The reviews are piling up

A.D., Publicity

Thanks to Google’s News Alerts feature, I discovered some more recent coverage of A.D.:

Tom Flinn of ICv2 generously awarded A.D. 4 out of 5 stars, writing that "no account of the hurricane provides a better feel for what it was really like for the ordinary citizens of New Orleans than Josh Neufeld’s A.D."

Bill Heller of the the New York Post (!) plugs the book in Sunday’s "Required Reading" round-up, calling A.D. a "striking, monochromatic graphic treatment."
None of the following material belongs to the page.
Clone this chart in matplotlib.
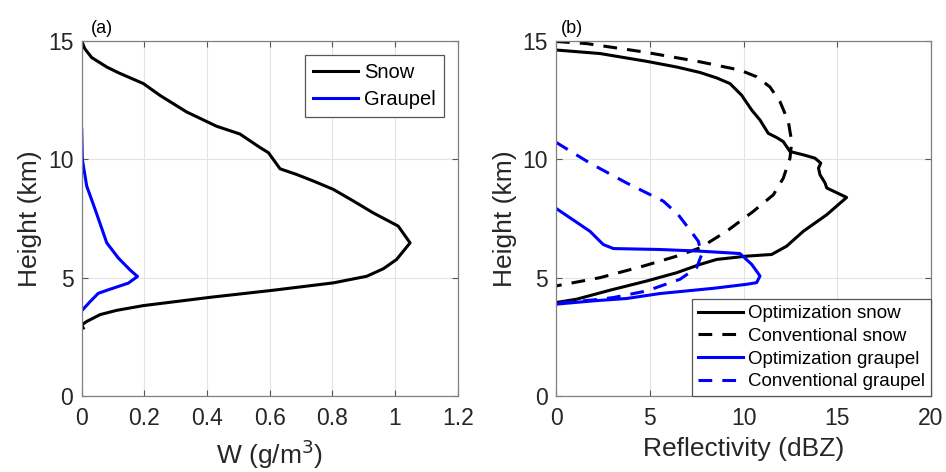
import matplotlib
matplotlib.use('Agg')
from matplotlib import pyplot as plt

plt.rcParams['font.family'] = ['Liberation Sans', 'DejaVu Sans']

# panel (a): mixing ratio profiles
snow_w = [0.0, 0.01, 0.032, 0.08, 0.117, 0.197, 0.25, 0.335, 0.367, 0.43, 0.505,
          0.569, 0.596, 0.633, 0.686, 0.74, 0.803, 0.867, 0.93, 1.01, 1.048, 1.005,
          0.963, 0.91, 0.803, 0.612, 0.41, 0.197, 0.112, 0.059, 0.016, 0.0, 0.005]
snow_h = [15.0, 14.67, 14.3, 13.9, 13.66, 13.2, 12.7, 12.0, 11.8, 11.4, 11.07,
          10.5, 10.28, 9.6, 9.36, 9.08, 8.73, 8.24, 7.74, 7.18, 6.47, 5.77,
          5.38, 5.06, 4.78, 4.47, 4.17, 3.82, 3.62, 3.44, 3.15, 3.0, 2.87]
graupel_w = [0.0, 0.002, 0.016, 0.043, 0.08, 0.117, 0.154, 0.178, 0.149, 0.09,
             0.053, 0.027, 0.002]
graupel_h = [11.28, 10.0, 8.87, 7.88, 6.47, 5.83, 5.33, 5.05, 4.77, 4.51,
             4.34, 3.99, 3.63]

# panel (b): reflectivity profiles
opt_snow_z = [0.0, 2.35, 4.84, 6.44, 7.68, 8.57, 9.28, 9.9, 10.44, 10.88, 11.32,
              11.77, 12.12, 12.48, 13.19, 13.81, 14.12, 14.0, 14.08, 14.35, 14.44,
              15.5, 14.44, 13.19, 12.3, 11.5, 10.17, 8.57, 7.68, 6.44, 4.84, 2.88,
              1.1, 0.0]
opt_snow_h = [14.62, 14.47, 14.14, 13.9, 13.67, 13.44, 13.2, 12.71, 12.08, 11.66, 11.1,
              10.92, 10.75, 10.33, 10.19, 10.05, 9.84, 9.63, 9.35, 9.0, 8.79,
              8.39, 7.66, 6.96, 6.33, 5.98, 5.91, 5.77, 5.56, 5.21, 4.86, 4.47,
              4.09, 3.95]
conv_snow_z = [0.0, 1.64, 4.66, 7.68, 9.81, 10.7, 11.41, 11.95, 12.39, 12.57, 12.48,
               12.12, 11.59, 10.52, 9.1, 7.68, 6.44, 4.66, 2.35, 0.0]
conv_snow_h = [14.98, 14.89, 14.54, 14.12, 13.77, 13.49, 13.06, 12.43, 11.6, 10.75, 10.05,
               9.2, 8.5, 7.8, 6.96, 6.26, 5.91, 5.49, 5.0, 4.65]
opt_gr_z = [0.0, 1.81, 2.52, 3.06, 5.55, 7.68, 9.81, 10.44, 10.88, 10.7, 10.17,
            8.39, 5.55, 3.77, 1.99, 0.0]
opt_gr_h = [7.93, 6.96, 6.4, 6.23, 6.19, 6.12, 6.02, 5.56, 5.07, 4.79, 4.72,
            4.55, 4.33, 4.12, 4.02, 3.88]
conv_gr_z = [0.0, 1.81, 3.77, 5.73, 6.52, 7.06, 7.59, 7.77, 7.5, 6.61, 4.84,
             3.06, 1.99, 0.0]
conv_gr_h = [10.72, 9.84, 9.0, 8.23, 7.66, 7.1, 6.54, 5.98, 5.42, 4.93, 4.44,
             4.16, 4.06, 3.92]

W, H = 946, 472
fig = plt.figure(figsize=(W / 100, H / 100), dpi=100)
axa = fig.add_axes([81.7 / W, 76 / H, 376 / W, 355 / H])
axb = fig.add_axes([556 / W, 76 / H, 375 / W, 355 / H])

lw = 2.2
dsh = (4.5, 3.3)
axa.plot(snow_w, snow_h, color='k', lw=lw, label='Snow')
axa.plot(graupel_w, graupel_h, color='#0000ff', lw=lw, label='Graupel')

axb.plot(opt_snow_z, opt_snow_h, color='k', lw=lw, label='Optimization snow')
axb.plot(conv_snow_z, conv_snow_h, color='k', lw=lw, dashes=dsh, label='Conventional snow')
axb.plot(opt_gr_z, opt_gr_h, color='#0000ff', lw=lw, label='Optimization graupel')
axb.plot(conv_gr_z, conv_gr_h, color='#0000ff', lw=lw, dashes=dsh, label='Conventional graupel')

axa.set_xlim(0, 1.2)
axa.set_xticks([0, 0.2, 0.4, 0.6, 0.8, 1.0, 1.2])
axa.set_xticklabels(['0', '0.2', '0.4', '0.6', '0.8', '1', '1.2'])
axb.set_xlim(0, 20)
axb.set_xticks([0, 5, 10, 15, 20])

for ax in (axa, axb):
    ax.set_ylim(0, 15)
    ax.set_yticks([0, 5, 10, 15])
    ax.grid(True, color='#e3e3e3', lw=0.8)
    ax.set_axisbelow(True)
    ax.tick_params(direction='in', length=4, width=0.8, color='#555555',
                   labelsize=16.5, labelcolor='#262626', top=True, right=True,
                   labeltop=False, labelright=False, pad=6)
    ax.tick_params(axis='x', pad=8)
    for s in ax.spines.values():
        s.set_color('#808080')
        s.set_linewidth(0.9)
    ax.set_ylabel('Height (km)', fontsize=19, color='#262626', labelpad=4)

axa.set_xlabel('W (g/m$^3$)', fontsize=19, color='#262626', labelpad=5)
axb.set_xlabel('Reflectivity (dBZ)', fontsize=19, color='#262626', labelpad=5)

axa.text(0.025, 1.012, '(a)', transform=axa.transAxes, fontsize=13, va='bottom')
axb.text(0.012, 1.012, '(b)', transform=axb.transAxes, fontsize=13, va='bottom')

lga = axa.legend(loc='upper right', fontsize=14.5, handlelength=2.2, handletextpad=0.3,
                 borderaxespad=0.7, fancybox=False, borderpad=0.4, labelspacing=0.4,
                 framealpha=1)
lga.get_frame().set_edgecolor('#555555')
lga.get_frame().set_linewidth(0.9)
lgb = axb.legend(loc='lower right', fontsize=13.5, handlelength=2.4, handletextpad=0.3,
                 borderaxespad=0.0, fancybox=False, borderpad=0.3, labelspacing=0.3,
                 framealpha=1)
lgb.get_frame().set_edgecolor('#555555')
lgb.get_frame().set_linewidth(0.9)

fig.savefig('out.png', dpi=100)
The Washington, D.C.-based ComicsDC blog plugged A.D. with this amusing graph: "Taking you back to the glory days of 2005 when Brownie was doing a heck of a job and nearly 2000 citizens of The Big Easy died before a certain Leader of the Free World was moved to joke about how drunk he used to get there in his younger days. Recommended." (P.S. Not to be a nitpicker, but according to the latest statistics, about 1,400 Louisianans died as a result of Katrina. The number of New Orleanians has been put at about 800 — but I have yet to find a reliable online source to pin it down more exactly… Of course, the question is, how many is too many? — which is partly what A.D. is all about…)

Oh, and A.D. received an emotional, complex, but utlimately mixed-to-negative review from Adam B. Kushner of Newsweek.